Gleichzeitig stellt der Eingriff hohe Anforderungen an das OP-Team. „Ich bin sehr froh, dass wir am Klinikum Ingolstadt auf ein hochspezialisiertes Anästhesieteam zurückgreifen können, das solche anspruchsvollen Anästhesieverfahren beherrscht“, sagt Andreas Tiete, Geschäftsführer Medizin und Ärztlicher Direktor am Klinikum.

Im Verlauf der Operation müsse es jederzeit möglich sein, doch noch auf eine künstliche Beatmung umzusteigen. „Die Einführung patientenschonender Techniken und Methoden haben für uns einen hohen Stellenwert“, erklärt der für Finanzen zuständige Geschäftsführer Jochen Bocklet.

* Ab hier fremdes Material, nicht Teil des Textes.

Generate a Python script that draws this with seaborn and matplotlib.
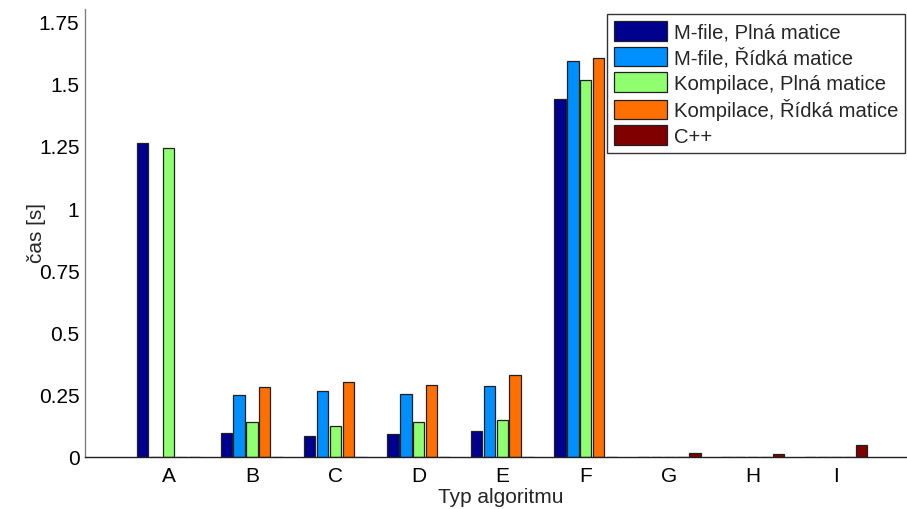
import matplotlib
matplotlib.use("Agg")
import matplotlib.pyplot as plt
import seaborn as sns
import pandas as pd

# Algorithm types and measured run times in seconds
categories = ["A", "B", "C", "D", "E", "F", "G", "H", "I"]
series_names = [
    "M-file, Plná matice",
    "M-file, Řídká matice",
    "Kompilace, Plná matice",
    "Kompilace, Řídká matice",
    "C++",
]
mfile_full = [1.26, 0.096, 0.083, 0.094, 0.103, 1.44, 0.0, 0.0, 0.0]
mfile_sparse = [0.0, 0.249, 0.265, 0.254, 0.286, 1.593, 0.0, 0.0, 0.0]
comp_full = [1.243, 0.140, 0.126, 0.140, 0.148, 1.516, 0.0, 0.0, 0.0]
comp_sparse = [0.0, 0.281, 0.300, 0.288, 0.328, 1.604, 0.0, 0.0, 0.0]
cpp = [0.0, 0.0, 0.0, 0.0, 0.0, 0.0, 0.016, 0.011, 0.048]

y_ticks = [0, 0.25, 0.5, 0.75, 1, 1.25, 1.5, 1.75]
y_tick_labels = ["0", "0.25", "0.5", "0.75", "1", "1.25", "1.5", "1.75"]

colors = ["#00008F", "#008FFF", "#8FFF70", "#FF7000", "#800000"]

rows = []
for name, vals in zip(series_names,
                      [mfile_full, mfile_sparse, comp_full, comp_sparse, cpp]):
    for cat, v in zip(categories, vals):
        rows.append({"Typ": cat, "Řada": name, "čas": v})
df = pd.DataFrame(rows)

sns.set_style("white")
plt.rcParams["font.family"] = ["Liberation Sans", "DejaVu Sans"]
FS = 15

fig = plt.figure(figsize=(9.07, 5.10), dpi=100)
ax = fig.add_axes([85 / 907, 52 / 510, 822 / 907, 448 / 510])

sns.barplot(
    data=df, x="Typ", y="čas", hue="Řada", hue_order=series_names,
    order=categories, palette=colors, width=0.77, gap=0.12,
    edgecolor="#202020", linewidth=0.9, errorbar=None, ax=ax,
    saturation=1,
)

ax.set_xlim(-1, 8.85)
ax.set_ylim(0, 1.8)
ax.set_yticks(y_ticks)
ax.set_yticklabels(y_tick_labels)
ax.tick_params(axis="both", direction="in", length=5, width=0.8,
               colors="#303030", labelcolor="black", labelsize=FS)
ax.tick_params(axis="y", pad=4)
ax.tick_params(axis="x", pad=6.5)

for side in ["top", "right"]:
    ax.spines[side].set_visible(False)
ax.spines["left"].set_color("#808080")
ax.spines["bottom"].set_color("#202020")
ax.spines["left"].set_linewidth(1.0)
ax.spines["bottom"].set_linewidth(1.0)

ax.set_xlabel("Typ algoritmu", fontsize=FS)
ax.set_ylabel("čas [s]", fontsize=FS)
ax.xaxis.set_label_coords(0.506, -0.068)
ax.yaxis.set_label_coords(-0.047, 0.503)

leg = ax.legend(
    loc="upper left", bbox_to_anchor=(607 / 907, 1 - 15 / 510),
    bbox_transform=fig.transFigure, fontsize=14.6, frameon=True,
    fancybox=False, handlelength=2.6, handleheight=1.1,
    handletextpad=0.35, labelspacing=0.25, borderaxespad=0,
    borderpad=0.35,
)
leg.get_frame().set_edgecolor("black")
leg.get_frame().set_linewidth(1.0)

fig.savefig("out.png", dpi=100)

Das sind die Schwerpunkte der Thoraxchirurgie



Die Schwerpunkte der Sektion Thoraxchirurgie am Klinikum liegen in der vorwiegend minimal-invasiven Tumorchirurgie (Lungen- und Speiseröhrenkrebs) und der Chirurgie am Brustkorb (insbesondere der septischen Chirurgie).

Swatek ist nach Angaben des Klinikums außerdem besonders spezialisiert, Eingriffe im Mediastinum, einer Körperhöhle zwischen den beiden Lungenflügeln, vorzunehmen. Dabei handele es sich um einen chirurgisch anspruchsvollen Bereich, weil dort viele Nerven, Gefäße und Lymphbahnen verlaufen.